Ability to accurately label columns, attributes and fields is a critical requirement for both data discovery and data governance. However, organizations can have millions of datasets and hundreds of millions of columns/fields in various structured and semi-structured data sources, making it impossible to manually curate them one by one. Also, not all columns represent unique business concepts/data elements. A single data element, like a CUSTOMER ID or PRODUCT ID, can be a part of multiple datasets. Machine learning can help cluster these "instances" of data elements together based on data similarity. This makes it easier for data stewards and curators to manage these columns as well as data analysts to find the right data assets.
"Similar" is an overloaded term and similarity between two objects is largely based on context and use case. For a data curator labeling columns/fields with business terms, two columns are similar if they represent the same business concept like CUSTOMER ID or AIRLINE NAME or CITY. For a data scientist, searching for Sales numbers from Q42017, the sales dataset for Q12018 is similar.
Enterprise Data Catalog
(EDC) uses unsupervised clustering based on multiple factors to cluster similar columns. These factors are:
- Data Overlap: For any two columns, this metric determines the percentage of overlapping values in both the columns.

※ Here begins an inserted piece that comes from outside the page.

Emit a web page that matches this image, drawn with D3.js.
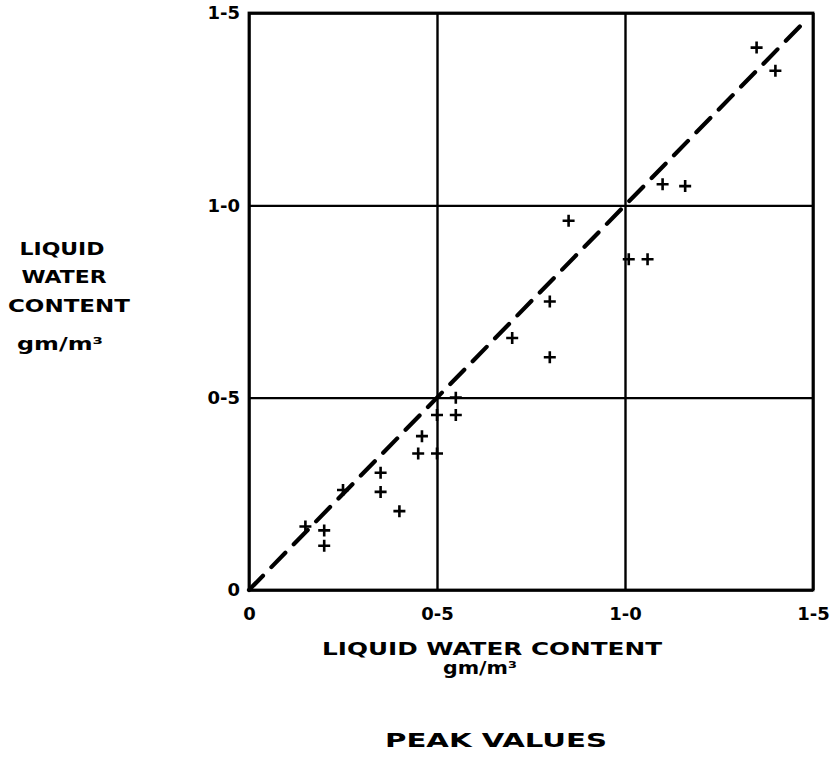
<!DOCTYPE html>
<html>
<head>
<meta charset="utf-8">
<script src="https://cdn.jsdelivr.net/npm/d3@7"></script>
<style>
  html, body { margin: 0; padding: 0; background: #fff; }
  svg { display: block; }
  text { font-family: "DejaVu Sans", sans-serif; fill: #000; }
</style>
</head>
<body>
<svg id="chart" width="836" height="764"></svg>
<script>
// ---- data ----
const tickValues = [0, 0.5, 1.0, 1.5];
const tickLabels = ["0", "0-5", "1-0", "1-5"];
const peakX = [0.15, 0.20, 0.20, 0.25, 0.35, 0.35, 0.40, 0.46, 0.45, 0.50, 0.50, 0.55, 0.55,
               0.70, 0.80, 0.80, 0.85, 1.01, 1.06, 1.10, 1.16, 1.35, 1.40];
const peakY = [0.165, 0.155, 0.115, 0.26, 0.305, 0.255, 0.205, 0.40, 0.355, 0.355, 0.455, 0.455, 0.50,
               0.655, 0.75, 0.605, 0.96, 0.86, 0.86, 1.055, 1.05, 1.41, 1.35];
const lineX = [0, 1.48];
const lineY = [0, 1.48];
const yLabelLines = ["LIQUID", "WATER", "CONTENT", "gm/m³"];
const xLabelLines = ["LIQUID WATER CONTENT", "gm/m³"];
const footLabel = "PEAK VALUES";

// ---- layout ----
const svg = d3.select("#chart");
const L = 249, R = 813, T = 13, B = 590;
const x = d3.scaleLinear().domain([0, 1.5]).range([L, R]);
const y = d3.scaleLinear().domain([0, 1.5]).range([B, T]);
const fmt = d => tickLabels[tickValues.indexOf(d)];

// grid + axes
const xAxis = d3.axisBottom(x).tickValues(tickValues).tickFormat(fmt)
  .tickSizeInner(-(B - T)).tickSizeOuter(0).tickPadding(17);
const yAxis = d3.axisLeft(y).tickValues(tickValues).tickFormat(fmt)
  .tickSizeInner(-(R - L)).tickSizeOuter(0).tickPadding(9);

const gx = svg.append("g").attr("transform", `translate(0,${B})`).call(xAxis);
const gy = svg.append("g").attr("transform", `translate(${L},0)`).call(yAxis);
[gx, gy].forEach(g => {
  g.select(".domain").remove();
  g.selectAll(".tick line").attr("stroke", "#000").attr("stroke-width", 2.4);
  g.selectAll(".tick text").style("font-size", "18px").style("font-weight", "bold")
    .style("font-family", "'DejaVu Sans', sans-serif").attr("fill", "#000");
});

// frame
svg.append("rect").attr("x", x(0)).attr("y", y(1.5))
  .attr("width", x(1.5) - x(0)).attr("height", y(0) - y(1.5))
  .attr("fill", "none").attr("stroke", "#000").attr("stroke-width", 2.8);

// dashed line
const pts = lineX.map((v, i) => [v, lineY[i]]);
svg.append("path")
  .attr("d", d3.line().x(d => x(d[0])).y(d => y(d[1]))(pts))
  .attr("fill", "none").attr("stroke", "#000").attr("stroke-width", 4.2)
  .attr("stroke-linecap", "round").attr("stroke-dasharray", "20,12");

// crosses
const data = peakX.map((v, i) => ({x: v, y: peakY[i]}));
const cs = 6;
const g = svg.append("g").attr("stroke", "#000").attr("stroke-width", 2.6);
g.selectAll("path.cross").data(data).join("path")
  .attr("class", "cross")
  .attr("d", d => {
    const cx = x(d.x), cy = y(d.y);
    return `M${cx - cs},${cy}H${cx + cs}M${cx},${cy - cs}V${cy + cs}`;
  });

// y label block
const yLab = [
  {t: yLabelLines[0], cx: 62, base: 255, w: 85},
  {t: yLabelLines[1], cx: 64, base: 283, w: 85},
  {t: yLabelLines[2], cx: 69, base: 312, w: 122},
  {t: yLabelLines[3], cx: 60, base: 350, w: 86}
];
svg.selectAll("text.ylab").data(yLab).join("text")
  .attr("class", "ylab")
  .attr("x", d => d.cx - d.w / 2).attr("y", d => d.base)
  .attr("textLength", d => d.w).attr("lengthAdjust", "spacingAndGlyphs")
  .style("font-size", "17px").style("font-weight", "bold")
  .text(d => d.t);

// x label block
svg.append("text").attr("x", 322).attr("y", 655)
  .attr("textLength", 340).attr("lengthAdjust", "spacingAndGlyphs")
  .style("font-size", "17px").style("font-weight", "bold")
  .text(xLabelLines[0]);
svg.append("text").attr("x", 443).attr("y", 674)
  .attr("textLength", 74).attr("lengthAdjust", "spacingAndGlyphs")
  .style("font-size", "17px").style("font-weight", "bold")
  .text(xLabelLines[1]);
svg.append("text").attr("x", 385).attr("y", 747)
  .attr("textLength", 222).attr("lengthAdjust", "spacingAndGlyphs")
  .style("font-size", "20px").style("font-weight", "bold")
  .text(footLabel);
</script>
</body>
</html>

- Distinct Value Match: This metric measures the overlap of distinct/unique values between two columns
- Pattern Match: This metric uses data profiling to first identify the dominant data patterns for each column and field. Then it checks for the overlap of these patterns across column pairs.
- Name Match: This uses fuzzy string matching to identify columns and fields that are named similarly.
This clustering is done across multiple data sources and datasets. It also assigns, both an overall similarity score as well as the match likelihood for each factor to help with different use cases.
It is important to mention that the above computation cannot be done pairwise across all columns and fields. As an example, with 100M columns - not very uncommon in large enterprises today - there are roughly 5000 Trillion column-pairs. If evaluating similarity for each column pair took a millisecond, the calculation would take 5 trillion seconds or roughly 90000 years. Suffice to say we need a different approach. This is where EDC uses unsupervised machine learning provided through the CLAIRE
™ engine to exponentially reduce the time taken to derive similarity from years to hours.
Once these similar columns are clustered, they can be used for a wide variety of use cases:
- Related Assets: Analysts are typically interested in finding data related to a topic. Their productivity can be greatly enhanced by recommending assets with substitutable (similar) or complementary (unionable or joinable) data. "Data Overlap" analysis at the dataset level can provide information about substitutable datasets. "Unique Value match" at the column level can provide information about other joinable datasets.
- Data Curation: Curators adding business terms and labels to columns and fields can use similarity to identify cluster of similar columns and associate the label to the cluster instead of individual instances. This substantially reduces the amount of manual work needed to label all key data elements accurately in the enterprise.
- Identify Duplicates: Identifying duplicate and redundant data can significantly help reduce data storage costs in an organization. Data Overlap analysis helps identify duplicate datasets across data sources.
Column Similarity is one of the key new features being introduced in Enterprise Data Catalog Spring 2018 release.